Records for the exercise
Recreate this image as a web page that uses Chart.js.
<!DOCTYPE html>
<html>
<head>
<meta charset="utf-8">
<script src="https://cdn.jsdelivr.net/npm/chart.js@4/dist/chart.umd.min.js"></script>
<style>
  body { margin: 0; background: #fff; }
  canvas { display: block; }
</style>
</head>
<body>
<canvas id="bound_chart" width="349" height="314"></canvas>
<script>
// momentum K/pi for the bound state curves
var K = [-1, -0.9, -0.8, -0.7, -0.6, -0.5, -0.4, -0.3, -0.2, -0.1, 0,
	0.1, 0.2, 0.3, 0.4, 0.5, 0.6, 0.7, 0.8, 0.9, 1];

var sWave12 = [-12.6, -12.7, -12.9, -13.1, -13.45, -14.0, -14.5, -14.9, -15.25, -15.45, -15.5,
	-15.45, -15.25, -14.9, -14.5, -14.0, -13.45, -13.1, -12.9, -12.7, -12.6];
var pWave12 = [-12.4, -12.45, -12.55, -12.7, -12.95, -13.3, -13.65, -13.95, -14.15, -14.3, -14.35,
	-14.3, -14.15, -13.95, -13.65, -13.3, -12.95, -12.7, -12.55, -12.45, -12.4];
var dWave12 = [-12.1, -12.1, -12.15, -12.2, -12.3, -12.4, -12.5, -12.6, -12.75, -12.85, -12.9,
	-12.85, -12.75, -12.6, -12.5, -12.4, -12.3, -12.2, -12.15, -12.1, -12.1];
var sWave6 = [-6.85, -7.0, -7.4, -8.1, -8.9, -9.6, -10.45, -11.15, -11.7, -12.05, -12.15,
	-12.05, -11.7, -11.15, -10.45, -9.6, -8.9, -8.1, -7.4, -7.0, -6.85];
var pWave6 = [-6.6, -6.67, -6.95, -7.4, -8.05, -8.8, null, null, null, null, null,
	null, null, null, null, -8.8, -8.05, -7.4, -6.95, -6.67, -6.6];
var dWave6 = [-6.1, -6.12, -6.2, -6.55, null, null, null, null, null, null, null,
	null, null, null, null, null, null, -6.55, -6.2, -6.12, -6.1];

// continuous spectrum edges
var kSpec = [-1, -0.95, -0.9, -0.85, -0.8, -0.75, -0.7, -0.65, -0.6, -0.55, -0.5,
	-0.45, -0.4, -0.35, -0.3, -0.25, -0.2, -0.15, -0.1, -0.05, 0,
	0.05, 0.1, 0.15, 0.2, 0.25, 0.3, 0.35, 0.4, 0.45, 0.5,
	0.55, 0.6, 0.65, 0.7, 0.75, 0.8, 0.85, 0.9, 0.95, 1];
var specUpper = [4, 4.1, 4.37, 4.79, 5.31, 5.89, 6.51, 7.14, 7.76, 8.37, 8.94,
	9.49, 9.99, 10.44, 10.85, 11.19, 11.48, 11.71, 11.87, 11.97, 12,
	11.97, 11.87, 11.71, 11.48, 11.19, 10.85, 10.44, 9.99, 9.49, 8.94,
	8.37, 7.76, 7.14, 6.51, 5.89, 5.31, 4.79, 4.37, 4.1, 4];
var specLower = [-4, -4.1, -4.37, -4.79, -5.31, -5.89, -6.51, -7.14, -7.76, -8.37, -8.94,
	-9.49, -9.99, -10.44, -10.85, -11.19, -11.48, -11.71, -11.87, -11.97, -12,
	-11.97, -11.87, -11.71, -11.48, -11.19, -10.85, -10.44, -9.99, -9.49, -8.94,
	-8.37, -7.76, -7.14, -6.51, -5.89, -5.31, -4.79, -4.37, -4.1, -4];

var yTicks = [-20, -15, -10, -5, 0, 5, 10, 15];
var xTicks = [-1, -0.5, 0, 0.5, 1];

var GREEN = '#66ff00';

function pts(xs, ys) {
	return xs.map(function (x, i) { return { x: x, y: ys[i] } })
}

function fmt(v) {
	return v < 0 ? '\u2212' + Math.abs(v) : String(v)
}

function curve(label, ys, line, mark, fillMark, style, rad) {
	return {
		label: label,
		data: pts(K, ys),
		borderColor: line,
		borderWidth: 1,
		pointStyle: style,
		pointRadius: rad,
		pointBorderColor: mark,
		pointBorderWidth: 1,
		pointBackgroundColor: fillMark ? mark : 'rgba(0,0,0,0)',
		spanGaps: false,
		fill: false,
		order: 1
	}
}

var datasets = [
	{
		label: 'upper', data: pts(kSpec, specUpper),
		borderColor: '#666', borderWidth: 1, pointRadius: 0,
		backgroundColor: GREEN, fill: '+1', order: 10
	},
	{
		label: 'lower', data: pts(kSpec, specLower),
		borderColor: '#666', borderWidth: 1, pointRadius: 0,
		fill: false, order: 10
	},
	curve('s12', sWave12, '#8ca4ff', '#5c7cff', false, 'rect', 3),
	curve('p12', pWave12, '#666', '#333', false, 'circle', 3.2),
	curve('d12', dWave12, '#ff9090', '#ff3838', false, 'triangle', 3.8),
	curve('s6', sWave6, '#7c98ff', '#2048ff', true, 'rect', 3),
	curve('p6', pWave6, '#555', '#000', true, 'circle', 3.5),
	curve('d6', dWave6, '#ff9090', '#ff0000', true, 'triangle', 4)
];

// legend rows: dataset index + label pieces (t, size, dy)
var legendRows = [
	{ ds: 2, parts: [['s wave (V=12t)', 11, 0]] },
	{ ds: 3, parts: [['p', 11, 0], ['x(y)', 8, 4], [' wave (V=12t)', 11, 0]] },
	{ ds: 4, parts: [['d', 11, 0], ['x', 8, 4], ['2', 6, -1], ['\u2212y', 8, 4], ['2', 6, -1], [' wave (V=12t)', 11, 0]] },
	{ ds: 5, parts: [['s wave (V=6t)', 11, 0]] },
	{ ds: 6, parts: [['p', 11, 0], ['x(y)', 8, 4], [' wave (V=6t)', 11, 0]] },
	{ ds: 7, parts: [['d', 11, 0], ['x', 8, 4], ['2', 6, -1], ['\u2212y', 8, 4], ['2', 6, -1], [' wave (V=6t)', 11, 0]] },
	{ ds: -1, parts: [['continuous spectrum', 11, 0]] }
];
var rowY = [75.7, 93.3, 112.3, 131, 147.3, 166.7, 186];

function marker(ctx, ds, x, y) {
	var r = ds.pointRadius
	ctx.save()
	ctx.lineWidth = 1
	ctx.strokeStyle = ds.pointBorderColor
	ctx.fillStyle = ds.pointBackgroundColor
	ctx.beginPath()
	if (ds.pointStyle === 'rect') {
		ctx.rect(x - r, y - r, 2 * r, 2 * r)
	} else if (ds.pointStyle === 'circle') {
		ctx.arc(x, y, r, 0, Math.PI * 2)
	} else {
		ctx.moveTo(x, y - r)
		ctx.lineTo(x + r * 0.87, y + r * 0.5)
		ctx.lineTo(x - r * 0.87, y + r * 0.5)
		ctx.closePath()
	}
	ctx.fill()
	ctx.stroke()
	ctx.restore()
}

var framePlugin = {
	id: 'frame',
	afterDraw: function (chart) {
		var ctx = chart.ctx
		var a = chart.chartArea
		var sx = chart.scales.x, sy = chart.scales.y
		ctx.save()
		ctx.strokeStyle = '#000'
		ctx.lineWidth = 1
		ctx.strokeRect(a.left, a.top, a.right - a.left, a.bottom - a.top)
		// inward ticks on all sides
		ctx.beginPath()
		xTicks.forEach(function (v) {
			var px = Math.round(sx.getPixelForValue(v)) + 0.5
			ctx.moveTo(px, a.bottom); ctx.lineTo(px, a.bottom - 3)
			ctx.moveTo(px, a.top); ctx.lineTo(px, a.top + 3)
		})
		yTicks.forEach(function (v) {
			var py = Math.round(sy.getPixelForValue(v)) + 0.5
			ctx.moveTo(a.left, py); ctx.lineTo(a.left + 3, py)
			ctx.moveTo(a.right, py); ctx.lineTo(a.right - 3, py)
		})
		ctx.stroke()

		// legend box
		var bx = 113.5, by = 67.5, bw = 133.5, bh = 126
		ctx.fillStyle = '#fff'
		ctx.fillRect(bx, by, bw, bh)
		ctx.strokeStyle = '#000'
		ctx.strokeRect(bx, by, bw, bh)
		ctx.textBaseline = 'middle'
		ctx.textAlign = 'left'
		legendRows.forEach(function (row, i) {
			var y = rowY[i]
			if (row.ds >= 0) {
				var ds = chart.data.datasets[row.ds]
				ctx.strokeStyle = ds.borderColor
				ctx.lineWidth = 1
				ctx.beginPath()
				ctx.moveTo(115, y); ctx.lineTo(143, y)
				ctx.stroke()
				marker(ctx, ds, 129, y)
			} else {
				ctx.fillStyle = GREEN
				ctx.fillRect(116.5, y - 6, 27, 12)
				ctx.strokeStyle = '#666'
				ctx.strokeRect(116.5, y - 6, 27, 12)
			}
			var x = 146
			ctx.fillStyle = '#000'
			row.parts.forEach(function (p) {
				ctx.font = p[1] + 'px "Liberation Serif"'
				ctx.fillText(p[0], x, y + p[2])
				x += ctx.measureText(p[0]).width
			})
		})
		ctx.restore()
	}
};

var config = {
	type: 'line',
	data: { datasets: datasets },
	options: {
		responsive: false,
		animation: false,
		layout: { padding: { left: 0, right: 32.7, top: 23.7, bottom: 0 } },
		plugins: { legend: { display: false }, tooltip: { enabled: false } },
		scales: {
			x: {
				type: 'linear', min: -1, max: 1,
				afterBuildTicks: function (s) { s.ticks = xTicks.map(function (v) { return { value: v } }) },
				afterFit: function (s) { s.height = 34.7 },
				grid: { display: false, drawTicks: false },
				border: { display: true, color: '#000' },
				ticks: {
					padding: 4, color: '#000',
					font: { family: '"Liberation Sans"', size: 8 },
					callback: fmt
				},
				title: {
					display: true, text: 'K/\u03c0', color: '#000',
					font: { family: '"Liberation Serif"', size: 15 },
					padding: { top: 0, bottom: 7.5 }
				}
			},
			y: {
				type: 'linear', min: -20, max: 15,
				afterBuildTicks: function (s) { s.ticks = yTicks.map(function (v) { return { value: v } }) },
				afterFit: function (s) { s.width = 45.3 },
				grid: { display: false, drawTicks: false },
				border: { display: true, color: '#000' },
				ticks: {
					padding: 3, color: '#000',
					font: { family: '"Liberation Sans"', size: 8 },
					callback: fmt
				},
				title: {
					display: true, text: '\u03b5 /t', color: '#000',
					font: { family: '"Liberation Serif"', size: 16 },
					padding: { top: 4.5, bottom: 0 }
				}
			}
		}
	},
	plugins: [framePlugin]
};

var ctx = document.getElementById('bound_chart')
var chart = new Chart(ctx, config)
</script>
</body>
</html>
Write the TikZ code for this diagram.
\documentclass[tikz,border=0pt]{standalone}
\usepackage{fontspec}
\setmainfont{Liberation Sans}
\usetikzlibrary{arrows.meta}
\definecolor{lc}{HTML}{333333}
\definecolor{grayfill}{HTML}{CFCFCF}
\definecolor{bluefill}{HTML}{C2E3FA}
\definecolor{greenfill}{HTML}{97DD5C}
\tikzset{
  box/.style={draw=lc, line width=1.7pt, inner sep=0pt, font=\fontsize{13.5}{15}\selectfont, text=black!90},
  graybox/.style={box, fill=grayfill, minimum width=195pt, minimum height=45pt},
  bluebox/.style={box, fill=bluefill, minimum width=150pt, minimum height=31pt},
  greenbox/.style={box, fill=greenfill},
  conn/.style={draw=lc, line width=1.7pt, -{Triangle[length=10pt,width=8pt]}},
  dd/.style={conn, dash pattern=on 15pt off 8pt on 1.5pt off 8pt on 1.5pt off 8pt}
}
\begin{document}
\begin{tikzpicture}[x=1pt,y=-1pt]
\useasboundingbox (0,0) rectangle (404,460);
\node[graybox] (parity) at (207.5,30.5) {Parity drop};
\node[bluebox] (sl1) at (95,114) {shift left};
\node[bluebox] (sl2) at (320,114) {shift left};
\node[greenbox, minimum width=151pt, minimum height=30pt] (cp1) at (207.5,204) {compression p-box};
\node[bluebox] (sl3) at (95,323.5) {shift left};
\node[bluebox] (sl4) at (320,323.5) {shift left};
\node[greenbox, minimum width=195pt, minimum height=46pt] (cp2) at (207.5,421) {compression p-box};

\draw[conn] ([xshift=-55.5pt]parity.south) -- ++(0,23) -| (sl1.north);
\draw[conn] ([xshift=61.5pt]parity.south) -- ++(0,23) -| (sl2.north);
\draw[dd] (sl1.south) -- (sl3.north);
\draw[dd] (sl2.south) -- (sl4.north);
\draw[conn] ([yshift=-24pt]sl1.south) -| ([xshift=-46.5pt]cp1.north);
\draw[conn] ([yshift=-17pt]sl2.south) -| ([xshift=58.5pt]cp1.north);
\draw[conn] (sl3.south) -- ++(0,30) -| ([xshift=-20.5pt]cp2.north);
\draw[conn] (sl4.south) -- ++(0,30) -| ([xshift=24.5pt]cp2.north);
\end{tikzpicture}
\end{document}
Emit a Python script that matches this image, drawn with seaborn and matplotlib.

Goal
Only the lines from the top of the data through the line that contains "null, null, null, null, null, null, -6.55, -6.2, -6.12, -6.1];" should be quoted, exactly as they stand.

In response
Recreate this image as a web page that uses Chart.js.
<!DOCTYPE html>
<html>
<head>
<meta charset="utf-8">
<script src="https://cdn.jsdelivr.net/npm/chart.js@4/dist/chart.umd.min.js"></script>
<style>
  body { margin: 0; background: #fff; }
  canvas { display: block; }
</style>
</head>
<body>
<canvas id="bound_chart" width="349" height="314"></canvas>
<script>
// momentum K/pi for the bound state curves
var K = [-1, -0.9, -0.8, -0.7, -0.6, -0.5, -0.4, -0.3, -0.2, -0.1, 0,
	0.1, 0.2, 0.3, 0.4, 0.5, 0.6, 0.7, 0.8, 0.9, 1];

var sWave12 = [-12.6, -12.7, -12.9, -13.1, -13.45, -14.0, -14.5, -14.9, -15.25, -15.45, -15.5,
	-15.45, -15.25, -14.9, -14.5, -14.0, -13.45, -13.1, -12.9, -12.7, -12.6];
var pWave12 = [-12.4, -12.45, -12.55, -12.7, -12.95, -13.3, -13.65, -13.95, -14.15, -14.3, -14.35,
	-14.3, -14.15, -13.95, -13.65, -13.3, -12.95, -12.7, -12.55, -12.45, -12.4];
var dWave12 = [-12.1, -12.1, -12.15, -12.2, -12.3, -12.4, -12.5, -12.6, -12.75, -12.85, -12.9,
	-12.85, -12.75, -12.6, -12.5, -12.4, -12.3, -12.2, -12.15, -12.1, -12.1];
var sWave6 = [-6.85, -7.0, -7.4, -8.1, -8.9, -9.6, -10.45, -11.15, -11.7, -12.05, -12.15,
	-12.05, -11.7, -11.15, -10.45, -9.6, -8.9, -8.1, -7.4, -7.0, -6.85];
var pWave6 = [-6.6, -6.67, -6.95, -7.4, -8.05, -8.8, null, null, null, null, null,
	null, null, null, null, -8.8, -8.05, -7.4, -6.95, -6.67, -6.6];
var dWave6 = [-6.1, -6.12, -6.2, -6.55, null, null, null, null, null, null, null,
	null, null, null, null, null, null, -6.55, -6.2, -6.12, -6.1];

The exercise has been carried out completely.